More details from AWS Pricing Calculator

SageMaker Operation Cost

Amazon EC2 ml.g4dn.xlarge instance specs

We use ml.g4dn.xlarge instance for inference. It has 4 vCPUs, 16 GiB memory, and 1 GPU with 16 GB vRam. The cost of the instance is $0.736 per hour. We use the instance for 24 hours a day, 30 days a month. The monthly cost of the instance is $529.92, or about 19,000 baht/month.

SageMaker Training Cost

Amazon EC2 ml.p3.8xlarge instance specs

We use ml.p3.8xlarge instance for training the model. It has 32 vCPUs, 244 GiB memory, and 4 GPUs with 64 GB vRam. The cost of the instance is $12.24 per hour. Suppose we train the model for 24 hours a day, 1 day a month. The monthly cost of the instance is $293.76, or about 10,000 baht/month.

Monitoring and Logging

We use Amazon CloudWatch to monitor the application and the cloud services. CloudWatch provides the logs and metrics for the application and the cloud services.

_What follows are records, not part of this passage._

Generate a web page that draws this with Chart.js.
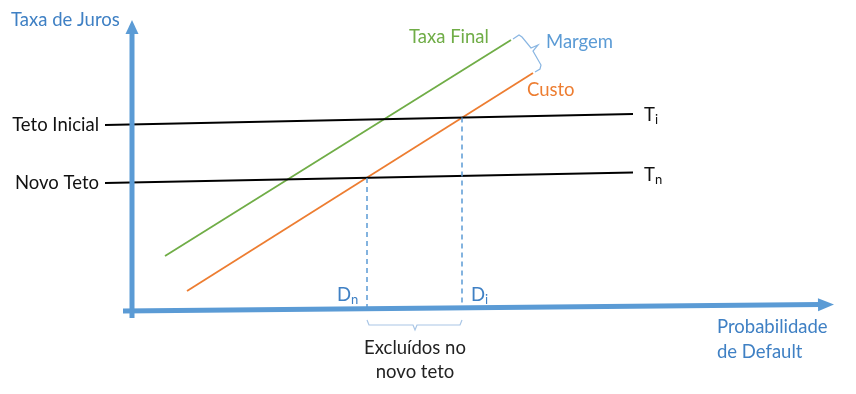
<!DOCTYPE html>
<html><head><meta charset="utf-8">
<script src="https://cdn.jsdelivr.net/npm/chart.js@4"></script>
<style>html,body{margin:0;padding:0;background:#fff}canvas{display:block}</style>
</head><body>
<canvas id="c" width="856" height="394"></canvas>
<script>
// Diagram coordinates: x = probabilidade de default, y = taxa de juros (arbitrary units)
const yAxisLine   = [{x:132,y:76},{x:132,y:362}];
const xAxisLine   = [{x:123,y:83},{x:820,y:89.4}];
const tetoInicial = [{x:105,y:269},{x:633,y:280}];
const novoTeto    = [{x:105,y:211},{x:633,y:221.5}];
const taxaFinal   = [{x:165,y:138},{x:511,y:354}];
const custo       = [{x:187,y:103},{x:533,y:321}];
const corteDn     = [{x:367,y:216},{x:367,y:85}];
const corteDi     = [{x:462,y:276.5},{x:462,y:86}];
const chaveMargem = [{x:513,y:355},{x:519,y:359},{x:522,y:357},{x:531,y:346},{x:538,y:349},{x:533,y:343},{x:541,y:329},{x:540,y:325},{x:535,y:322}];
const chaveExcl   = [{x:367,y:74},{x:369,y:69},{x:413,y:69},{x:415,y:64},{x:417,y:69},{x:460,y:69},{x:462,y:74}];
const arrowY = {base:{x:132,y:360},tip:{x:132,y:374}};
const arrowX = {base:{x:818,y:89.3},tip:{x:834,y:89.5}};
const labels = [
  {t:'Taxa de Juros', x:11,  y:374, align:'left',  color:'#3f80c4'},
  {t:'Teto Inicial',  x:99,  y:269, align:'right', color:'#111'},
  {t:'Novo Teto',     x:99,  y:211, align:'right', color:'#111'},
  {t:'Taxa Final',    x:409, y:357, align:'left',  color:'#70ad47'},
  {t:'Margem',        x:546, y:352, align:'left',  color:'#5b9bd5'},
  {t:'Custo',         x:527, y:304, align:'left',  color:'#ed7d31'},
  {t:'Excluídos no',  x:415, y:46,  align:'center',color:'#222'},
  {t:'novo teto',     x:415, y:22,  align:'center',color:'#222'},
  {t:'Probabilidade', x:717, y:67,  align:'left',  color:'#3f80c4'},
  {t:'de Default',    x:717, y:42,  align:'left',  color:'#3f80c4'}
];
const subLabels = [
  {t:'T', s:'i', x:644, y:279, color:'#111'},
  {t:'T', s:'n', x:644, y:219, color:'#111'},
  {t:'D', s:'n', x:337, y:99,  color:'#3f80c4'},
  {t:'D', s:'i', x:471, y:99,  color:'#3f80c4'}
];

const FONT = 'Lato, "Open Sans", sans-serif';
const FS = 18.5;

const deco = {
  id:'deco',
  afterDatasetsDraw(chart){
    const ctx = chart.ctx, xs = chart.scales.x, ys = chart.scales.y;
    const P = p => [xs.getPixelForValue(p.x), ys.getPixelForValue(p.y)];
    function arrow(a, color){
      const [bx,by] = P(a.base), [tx,ty] = P(a.tip);
      const dx = tx-bx, dy = ty-by, L = Math.hypot(dx,dy);
      const nx = -dy/L*6.5, ny = dx/L*6.5;
      ctx.save(); ctx.fillStyle = color; ctx.beginPath();
      ctx.moveTo(tx,ty); ctx.lineTo(bx+nx,by+ny); ctx.lineTo(bx-nx,by-ny); ctx.closePath(); ctx.fill(); ctx.restore();
    }
    arrow(arrowY,'#5b9bd5'); arrow(arrowX,'#5b9bd5');
    ctx.save();
    ctx.textBaseline = 'middle';
    labels.forEach(l => {
      const [px,py] = P(l);
      ctx.font = FS + 'px ' + FONT; ctx.fillStyle = l.color; ctx.textAlign = l.align;
      ctx.fillText(l.t, px, py);
    });
    subLabels.forEach(l => {
      const [px,py] = P(l);
      ctx.font = FS + 'px ' + FONT; ctx.fillStyle = l.color; ctx.textAlign = 'left';
      ctx.fillText(l.t, px, py);
      const w = ctx.measureText(l.t).width;
      ctx.font = '13px ' + FONT;
      ctx.fillText(l.s, px + w, py + 5);
    });
    ctx.restore();
  }
};

const ds = (data, color, width, dash) => ({
  data, borderColor: color, borderWidth: width, borderDash: dash || [],
  showLine: true, pointRadius: 0, fill: false, tension: 0
});

new Chart(document.getElementById('c'), {
  type: 'scatter',
  data: { datasets: [
    ds(yAxisLine, '#5b9bd5', 5),
    ds(xAxisLine, '#5b9bd5', 5),
    ds(corteDn, '#5b9bd5', 1.5, [5,4]),
    ds(corteDi, '#5b9bd5', 1.5, [5,4]),
    ds(tetoInicial, '#000', 2),
    ds(novoTeto, '#000', 2),
    ds(taxaFinal, '#70ad47', 1.8),
    ds(custo, '#ed7d31', 1.8),
    ds(chaveMargem, '#8ab6e2', 1.2),
    ds(chaveExcl, '#a9c6e6', 1.2)
  ]},
  options: {
    responsive: false, animation: false, devicePixelRatio: 1,
    layout: { padding: 0 },
    plugins: { legend: {display:false}, tooltip: {enabled:false} },
    scales: {
      x: { type:'linear', min:0, max:856, display:false },
      y: { type:'linear', min:0, max:394, display:false }
    }
  },
  plugins: [deco]
});
</script>
</body></html>
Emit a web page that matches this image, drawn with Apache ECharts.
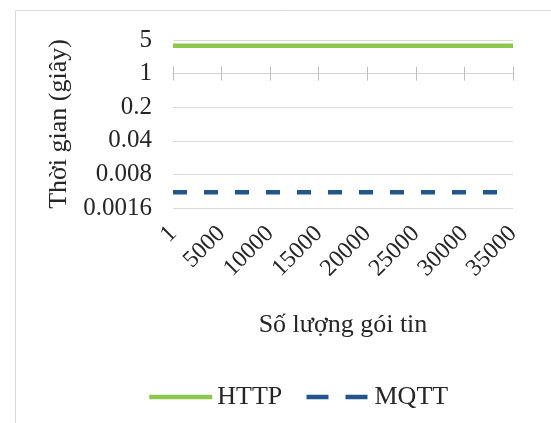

Amazon RDS Multi-AZ Deployment

We use Amazon RDS for the PostgreSQL database. Amazon RDS Multi-AZ with one standby replica is used to provide high availability and failover support for the database. The standby replica is used for disaster recovery and to minimize the downtime during the maintenance. The primary database is synchronously replicated across Availability Zones to the standby replica to provide data redundancy, failover support, and to minimize latency during system backups.